For many Indians, insurance remains a mere formality—a checkbox to tick for tax savings or bank loan approvals. But as rising medical costs collide with modest insurance covers, the financial consequences are hitting home like never before.
“Being underinsured feels fine—until it really, really doesn’t,” warns CA Abhishek Walia, a financial advisor who has seen the fallout of inadequate coverage up close. “Most people buy insurance purely for compliance, not for genuine protection.”
The typical mindset, Walia explains, is simple: pick the cheapest plan with the lowest premium and move on. But that decision can prove catastrophic in times of crisis.
“I recently read a claim where the policyholder had Rs 5 lakh health cover,” he recounts. “The hospital bill was Rs 17.4 lakh. The remaining Rs 12.4 lakh had to be paid out-of-pocket, and the family took a personal loan to manage it.”
Such stories, though alarming, are not rare. Walia believes a major reason is that people are never taught to ask the right questions when buying insurance. “We should be asking: Is this coverage enough for a Tier 1 hospital? Does my policy cover the illnesses I’m actually vulnerable to? Will it keep up with medical inflation ten years from now?”
Instead, he observes, consumers are lured by flashy sales pitches focusing on tax benefits or bundled products. “We hear ‘investment-cum-insurance’ more than we hear ‘what if you’re hospitalized for 10 days?’” says Walia.
Medical inflation in India has been soaring, with annual increases often outpacing general inflation. Hospitalisation costs in Tier 1 cities can range from ₹50,000 to over ₹3 lakh per day in critical care. A single illness can wipe out years of savings or plunge families into debt.
“The hard truth is this: you’re not financially prepared if you’re not properly insured,” stresses Walia. “And no, a single ₹5 lakh mediclaim isn’t enough anymore—not in 2025.”

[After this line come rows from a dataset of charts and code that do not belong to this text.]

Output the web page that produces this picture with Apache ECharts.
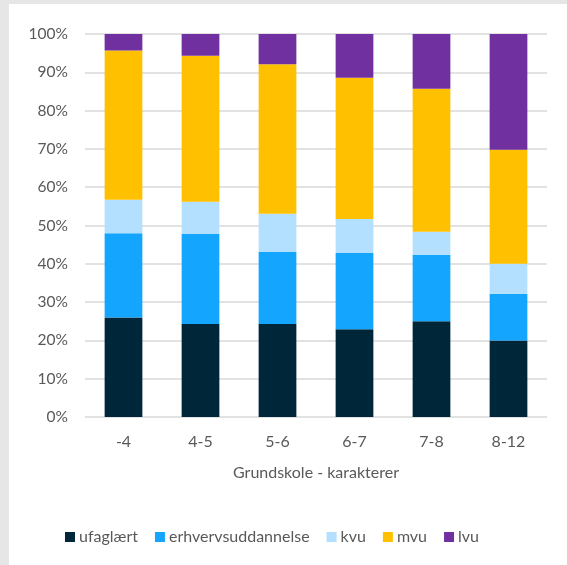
<!DOCTYPE html>
<html>
<head>
<meta charset="utf-8">
<script src="https://cdn.jsdelivr.net/npm/echarts@6/dist/echarts.min.js"></script>
<style>
html, body { margin: 0; padding: 0; background: #e6e6e6; width: 567px; height: 565px; overflow: hidden; }
#main { position: absolute; left: 9px; top: 4px; width: 558px; height: 561px; background: #ffffff; }
</style>
</head>
<body>
<div id="main"></div>
<script>
const categories = ['-4', '4-5', '5-6', '6-7', '7-8', '8-12'];
const seriesNames = ['ufaglært', 'erhvervsuddannelse', 'kvu', 'mvu', 'lvu'];
const ufaglaert = [26.0, 24.3, 24.3, 22.9, 25.0, 20.0];
const erhvervsuddannelse = [22.0, 23.5, 18.8, 19.9, 17.3, 12.2];
const kvu = [8.7, 8.4, 10.0, 8.9, 6.1, 7.8];
const mvu = [39.0, 38.1, 39.0, 36.9, 37.3, 29.8];
const lvu = [4.3, 5.7, 7.9, 11.4, 14.3, 30.2];
const yTicks = [0, 10, 20, 30, 40, 50, 60, 70, 80, 90, 100];
const colors = ['#00263a', '#14a5ff', '#b3e0ff', '#ffc000', '#7030a0'];

const values = [ufaglaert, erhvervsuddannelse, kvu, mvu, lvu];
const fontFamily = 'Lato, "Open Sans", sans-serif';

const chart = echarts.init(document.getElementById('main'), null, { renderer: 'canvas' });
chart.setOption({
  animation: false,
  color: colors,
  textStyle: { fontFamily: fontFamily },
  grid: { left: 76, right: 20, top: 30, bottom: 148 },
  legend: {
    bottom: 15,
    left: 51,
    itemWidth: 10,
    itemHeight: 10,
    itemGap: 17,
    icon: 'rect',
    textStyle: { color: '#595959', fontSize: 16, fontFamily: fontFamily, padding: [0, 0, 0, -1] },
    data: seriesNames
  },
  xAxis: {
    type: 'category',
    data: categories,
    name: 'Grundskole - karakterer',
    nameLocation: 'middle',
    nameGap: 48,
    nameTextStyle: { color: '#595959', fontSize: 16, fontFamily: fontFamily },
    axisLine: { show: false },
    axisTick: { show: false },
    axisLabel: { color: '#595959', fontSize: 16, margin: 17, fontFamily: fontFamily }
  },
  yAxis: {
    type: 'value',
    min: yTicks[0],
    max: yTicks[yTicks.length - 1],
    interval: 10,
    axisLine: { show: false },
    axisTick: { show: false },
    axisLabel: { color: '#595959', fontSize: 15.5, margin: 17, formatter: '{value}%', fontFamily: fontFamily },
    splitLine: { lineStyle: { color: '#d9d9d9', width: 1.5 } }
  },
  series: seriesNames.map((name, i) => ({
    name: name,
    type: 'bar',
    stack: 'total',
    barWidth: '49%',
    data: values[i],
    itemStyle: { color: colors[i] }
  }))
});
</script>
</body>
</html>
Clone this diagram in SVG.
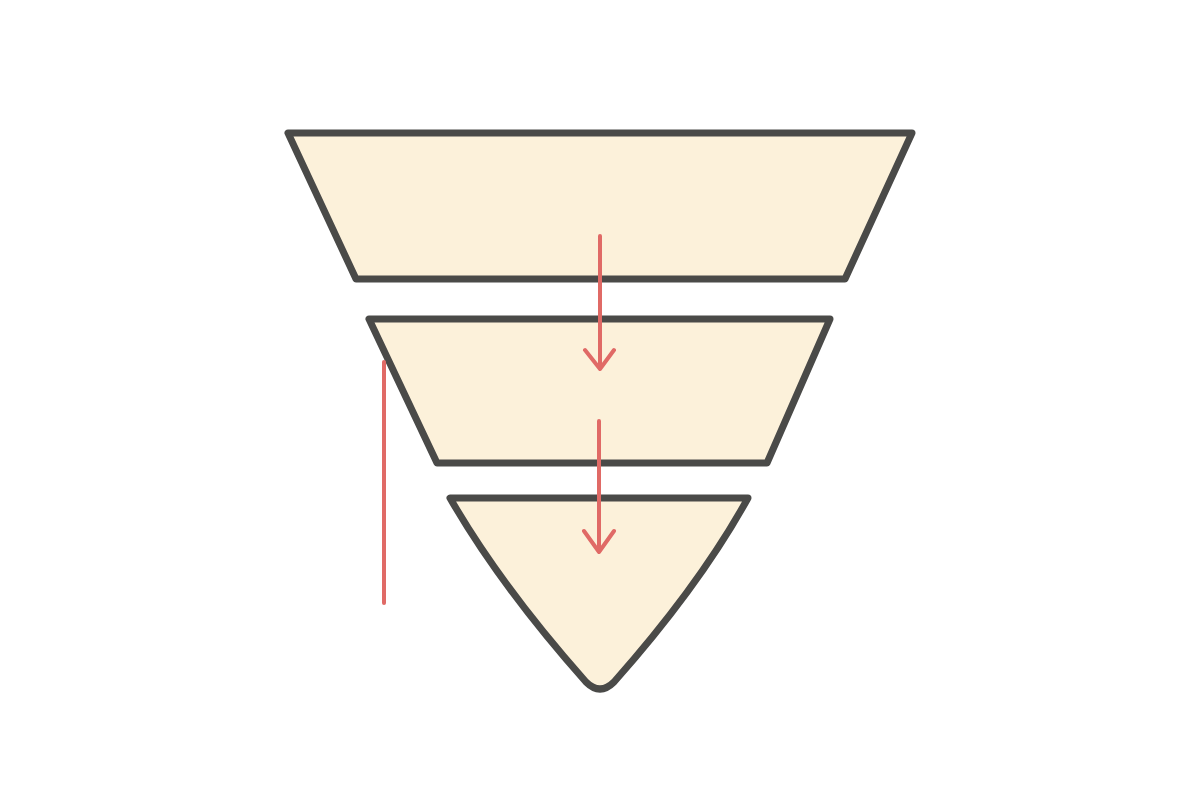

Even those with employer-provided insurance often fall into the underinsured trap. Corporate health plans may offer ₹3-5 lakh covers, but these limits can quickly exhaust during major treatments like cancer care, cardiac surgeries, or long ICU stays.
Walia urges individuals to review their policies carefully and consider top-up plans or higher coverage. “If you live in a big city, a ₹10-15 lakh base cover plus a top-up of ₹20-50 lakh is the bare minimum,” he advises. “And make sure you understand what illnesses and procedures are excluded.”
The message is stark but necessary. Insurance, Walia insists, should be treated as a vital part of financial planning, not merely an obligation. “Treat insurance as a risk management tool, not as a tax-saving investment. Because when illness strikes, the premium doesn’t matter—the payout does.”
In a world where hospital bills can rival luxury car prices, it’s a lesson Indians can no longer afford to ignore.